The rewards in energy efficiency investment, according to Redburn, are hard to pass. Many, including high efficiency motors, drives, compressors, building energy management systems, efficient lighting and HVAC systems have paybacks within 2-3 years under reasonable assumptions (visual above).

Redburn, whose unbiased original research is used by investment fund managers, examined 3 categories in its report:

  • The substitute category refers to a technology that replaces a less energy-efficient technology, for example an LED versus incandescent lamps;
  • The energy-centric’ category refers to a product where energy accounts for a large share of the total cost of ownership whilst representing a meaningful share of the energy consumption in the customer’ process, for example an air compressor; and
  • The optimizer category refers to a product that helps to optimize energy use, for example, a low-voltage electric drive or motor.

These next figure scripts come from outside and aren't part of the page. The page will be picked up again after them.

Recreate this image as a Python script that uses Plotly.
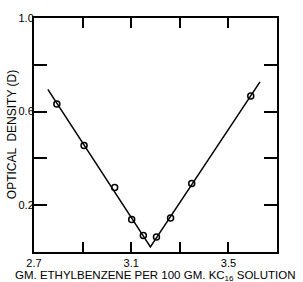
import plotly.graph_objects as go

# measured points
pts_x = [2.794, 2.906, 3.032, 3.102, 3.150, 3.204, 3.262, 3.349, 3.592]
pts_y = [0.633, 0.455, 0.276, 0.139, 0.071, 0.064, 0.145, 0.293, 0.667]

# fitted V-shaped line
line_x = [2.757, 3.179, 3.630]
line_y = [0.695, 0.022, 0.727]

x_tickvals = [2.7, 2.9, 3.1, 3.3, 3.5]
x_ticktext = ["2.7", " ", "3.1", " ", "3.5"]
y_tickvals = [0.2, 0.4, 0.6, 0.8, 1.0]
y_ticktext = ["0.2", " ", "0.6", " ", "1.0"]

font = dict(family="Liberation Sans, Arial, sans-serif", color="black")

fig = go.Figure()
fig.add_trace(go.Scatter(x=line_x, y=line_y, mode="lines",
                         line=dict(color="black", width=1.5), hoverinfo="skip"))
fig.add_trace(go.Scatter(x=pts_x, y=pts_y, mode="markers",
                         marker=dict(symbol="circle-open", size=6, color="black",
                                     line=dict(width=1.5))))

fig.update_xaxes(range=[2.7, 3.7], tickmode="array", tickvals=x_tickvals,
                 ticktext=x_ticktext, ticks="inside", ticklen=10, tickwidth=2,
                 tickcolor="black", showgrid=False, zeroline=False, showline=True,
                 linecolor="black", linewidth=2, mirror="ticks",
                 tickfont=dict(size=11, **font))
fig.update_yaxes(range=[0, 1.0], tickmode="array", tickvals=y_tickvals,
                 ticktext=y_ticktext, ticks="inside", ticklen=13, tickwidth=2,
                 tickcolor="black", showgrid=False, zeroline=False, showline=True,
                 linecolor="black", linewidth=2, mirror="ticks",
                 ticklabelstandoff=-4,
                 tickfont=dict(size=11, **font))

fig.add_annotation(text="GM. ETHYLBENZENE PER 100 GM. KC<sub>16</sub> SOLUTION",
                   xref="paper", yref="paper", x=0.5, y=-0.062, yanchor="top",
                   showarrow=False, font=dict(size=11.5, **font))
fig.add_annotation(text="OPTICAL  DENSITY (D)", textangle=-90,
                   xref="paper", yref="paper", x=-0.09, y=0.5, xanchor="center",
                   showarrow=False, font=dict(size=12, **font))

fig.update_layout(width=303, height=282, showlegend=False,
                  margin=dict(l=34, r=26, t=13, b=30),
                  plot_bgcolor="white", paper_bgcolor="white")

fig.write_html("out.html", config={"displayModeBar": False},
               post_script="document.body.style.margin='0';document.body.style.overflow='hidden';")
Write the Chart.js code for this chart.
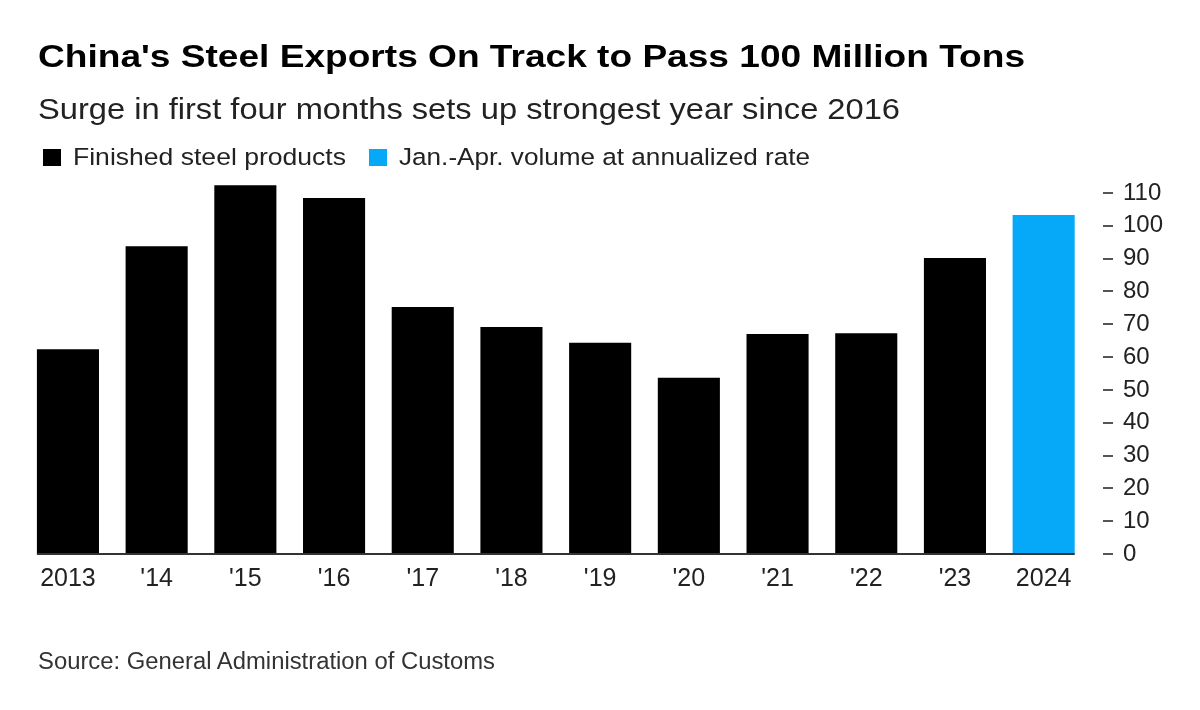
<!DOCTYPE html>
<html>
<head>
<meta charset="utf-8">
<script src="https://cdn.jsdelivr.net/npm/chart.js@4/dist/chart.umd.min.js"></script>
<style>
  html, body { margin: 0; padding: 0; background: #ffffff; }
  body { width: 1200px; height: 710px; position: relative; overflow: hidden; font-family: "Liberation Sans", Arial, sans-serif; }
  #chart { position: absolute; left: 0; top: 0; }
  .txt { position: absolute; white-space: nowrap; transform-origin: 0 50%; }
  #title { left: 38px; top: 36px; font-size: 32px; line-height: 40px; font-weight: bold; color: #000; }
  #subtitle { left: 38px; top: 91px; font-size: 29px; line-height: 36px; color: #222; }
  #source { left: 38px; top: 647px; font-size: 23px; line-height: 28px; color: #333; }
  .lg-box { position: absolute; width: 18px; height: 17px; top: 149px; }
  .lg-txt { top: 142px; font-size: 24.5px; line-height: 30px; color: #222; }
</style>
</head>
<body>
<canvas id="chart" width="1200" height="710"></canvas>
<span class="txt" id="title"></span>
<span class="txt" id="subtitle"></span>
<div class="lg-box" id="lgbox1"></div>
<span class="txt lg-txt" id="lgtxt1"></span>
<div class="lg-box" id="lgbox2"></div>
<span class="txt lg-txt" id="lgtxt2"></span>
<span class="txt" id="source"></span>
<script>
// ---- data ----
const categories = ["2013", "'14", "'15", "'16", "'17", "'18", "'19", "'20", "'21", "'22", "'23", "2024"];
const finishedSteel = [62.4, 93.8, 112.4, 108.5, 75.3, 69.2, 64.4, 53.7, 67.0, 67.3, 90.2, null];
const annualized2024 = [null, null, null, null, null, null, null, null, null, null, null, 103.3];
const yTickValues = [0, 10, 20, 30, 40, 50, 60, 70, 80, 90, 100, 110];
const seriesNames = ["Finished steel products", "Jan.-Apr. volume at annualized rate"];
const seriesColors = ["#000000", "#06a8f8"];
const titleText = "China's Steel Exports On Track to Pass 100 Million Tons";
const subtitleText = "Surge in first four months sets up strongest year since 2016";
const sourceText = "Source: General Administration of Customs";

// ---- text ----
function fit(id, text, target) {
  const el = document.getElementById(id);
  el.textContent = text;
  const w = el.getBoundingClientRect().width;
  el.style.transform = 'scaleX(' + (target / w) + ')';
}
fit('title', titleText, 987);
fit('subtitle', subtitleText, 862);
fit('source', sourceText, 457);
const lt1 = document.getElementById('lgtxt1'); lt1.style.left = '73px';
const lt2 = document.getElementById('lgtxt2'); lt2.style.left = '399px';
fit('lgtxt1', seriesNames[0], 273);
fit('lgtxt2', seriesNames[1], 411);
const b1 = document.getElementById('lgbox1'); b1.style.left = '43px'; b1.style.background = seriesColors[0];
const b2 = document.getElementById('lgbox2'); b2.style.left = '369px'; b2.style.background = seriesColors[1];

// ---- plugins ----
const baselinePlugin = {
  id: 'baseline',
  afterDatasetsDraw(chart) {
    const y = chart.scales.y.getPixelForValue(0);
    const first = chart.getDatasetMeta(0).data[0];
    const lastMeta = chart.getDatasetMeta(1).data;
    const last = lastMeta[lastMeta.length - 1];
    const ctx = chart.ctx;
    ctx.save();
    ctx.strokeStyle = '#333333';
    ctx.lineWidth = 2;
    ctx.beginPath();
    ctx.moveTo(first.x - first.width / 2, y);
    ctx.lineTo(last.x + last.width / 2, y);
    ctx.stroke();
    ctx.restore();
  }
};
const tickDashPlugin = {
  id: 'tickDash',
  afterDraw(chart) {
    const s = chart.scales.y;
    const ctx = chart.ctx;
    const x0 = chart.chartArea.right + 15;
    ctx.save();
    ctx.strokeStyle = '#555555';
    ctx.lineWidth = 2;
    s.ticks.forEach((t, i) => {
      const y = Math.round(s.getPixelForTick(i));
      ctx.beginPath();
      ctx.moveTo(x0, y);
      ctx.lineTo(x0 + 10, y);
      ctx.stroke();
    });
    ctx.restore();
  }
};

// ---- chart ----
new Chart(document.getElementById('chart'), {
  type: 'bar',
  data: {
    labels: categories,
    datasets: [
      { label: seriesNames[0], data: finishedSteel, backgroundColor: seriesColors[0], grouped: false, barPercentage: 0.7, categoryPercentage: 1.0 },
      { label: seriesNames[1], data: annualized2024, backgroundColor: seriesColors[1], grouped: false, barPercentage: 0.7, categoryPercentage: 1.0 }
    ]
  },
  options: {
    responsive: false,
    animation: false,
    devicePixelRatio: 1,
    layout: { padding: { left: 23.6, top: 176.6, right: 0, bottom: 0 } },
    plugins: { legend: { display: false }, tooltip: { enabled: false } },
    scales: {
      x: {
        grid: { display: false, drawTicks: false },
        border: { display: false },
        ticks: { color: '#222222', font: { family: 'Liberation Sans', size: 25 }, padding: 10.6, maxRotation: 0, autoSkip: false },
        afterFit(scale) { scale.height = 156; }
      },
      y: {
        position: 'right',
        min: 0,
        max: 115,
        afterBuildTicks(scale) { scale.ticks = yTickValues.map(v => ({ value: v })); },
        grid: { display: false, drawTicks: false },
        border: { display: false },
        ticks: { color: '#222222', font: { family: 'Liberation Sans', size: 24 }, padding: 35 },
        afterFit(scale) { scale.width = 112; }
      }
    }
  },
  plugins: [baselinePlugin, tickDashPlugin]
});
</script>
</body>
</html>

This being a capital goods report, Redburn examines the major stakeholders such as Siemens, Alstom, ABB, Electrolux and upgrades Epiroc and Schneider to “Buy” because they are deemed to be well-positioned to take advantage of the push towards energy efficiency services.

Redburn points out that “There are two ways to reduce greenhouse gas emissions while maintaining economic growth: we can produce ‘cleaner’ energy that generates fewer emissions – renewable energy, for example; or we can produce more goods or services with less energy” – focusing on the latter.

The report has a number of nuggets that are sometimes lost in such comprehensive studies. For example, it points out that a warmer climate will result in higher energy consumption, all else being equal.


“Based on UN projections, we calculate that more than 85% of the global population increase in the next 20 years will come from countries where the average temperature is above 20°C.

Not surprisingly, energy-intensive countries in hot climates such as those in the Middle East and hot and humid ones such as those in South East Asia will require even more electricity to remain functional (Table). Meteorologists are warning that hot parts of the globe will become more-or-less unbearable, requiring even more air conditioning and water – both highly electricity intensive.

Climate change is no longer an abstract concept. Arid parts of the world – for example the Southwest of the US and Australia’s interior – will get drier and warmer. Working outdoor during the mid-day summer hours in parts of the Middle East and North Africa (MENA) region, already unbearable, will become fatal.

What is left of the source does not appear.